Part of the disappointment from last night's 5-3 loss to Minnesota was the fact that the Nashville Predators didn't seem to respond well once they got behind. Despite four power play chances in the 1st period, the Preds were outshot 10-7 and down on the scoreboard 2-1. Things only got worse in the 2nd, as the Wild outshot them 18-9 and added two more goals to the lead.
In light of the fact that Patric Hornqvist was a healthy scratch, the question on the minds of many Predators fans was why Wade Belak had such a quiet night. To put it bluntly, why didn't he go out and pound the snot out of one of those guys in green, red & white?
Let's be clear about Wade Belak is, and isn't, at the NHL level:
- He's not here to score goals (8 in 509 career games);
- He's not here to play lock-down defense;
- He's not fast enough to forecheck effectively like Tootoo does, but
- He's a legitimate heavyweight NHL enforcer
On a Saturday night at home, down by a couple goals and getting outshot consistently, that would seem to be a perfect opportunity to send a guy like Belak out there to start something and get both the team and the crowd into the game.
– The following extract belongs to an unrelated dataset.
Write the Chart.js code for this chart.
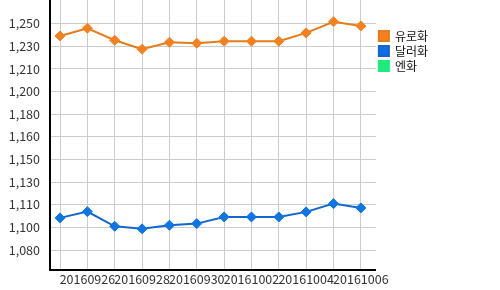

Instead, he sat on the bench, took 3-4 shifts a period and was basically invisible, rather than invincible.
The point is, Belak, within his role, can be a useful player - take a look at this video courtesy of HockeyFights.com, from a game in January 2007 when Wade was still a Maple Leaf:
First he puts a good hit on Florida's captain, Olli Jokinen, and then gets into a scrap with Bryan Allen who comes over to stick up for his star. Wade's patience, balance and strength come together and he wins a solid decision. Not only does a fight like that get the fans excited, but it absolutely pumps up his teammates and sets the other team back on their heels a bit.
Especially when you're losing early in a home game, a fight like that can change the momentum of a game. The potential downside, of course, is that (1) you can draw an extra minor for Instigating and have to kill off a power play, and (2) your guy could lose the fight badly and really let the air out of the team's tires.
As far as #1 goes, that's the cost of doing business, and Nashville's PK is generally a team strength. And for #2, that's not very likely as Belak is a guy I'm confident going up against anyone in the league. Besides, when you're already staring at a 2-goal deficit, maintaining the status quo isn't a winning option.
Was Belak only dressed because Derek Boogaard was going to play for Minnesota, and thus was there as an insurance policy in case the Boogie Man stirred up trouble? The rest of the Preds appear to have enough toughness to handle themselves in the face of such aggression, and you'd hate to see roster decisions made in reaction to what the other team is doing - it's preferable to put your best lineup out there and force the other guy to react.
In my humble opinion, the Preds need marginal offensive contributions from their 4th-line players, and would be better served by having a guy like Hornqvist taking up that final spot. If this were a team that could rely on three forward lines to carry the action, perhaps they could afford to dress an enforcer who plays 5 minutes a game, flashing the badge on occasion to protect the talent.
But they aren't. Nashville remains around the bottom of the NHL in goals scored, and could use one more forward storming the opposition net more than an enforcer who scores one every year or two.
If he is going to play, however, that enforcer needs to be used.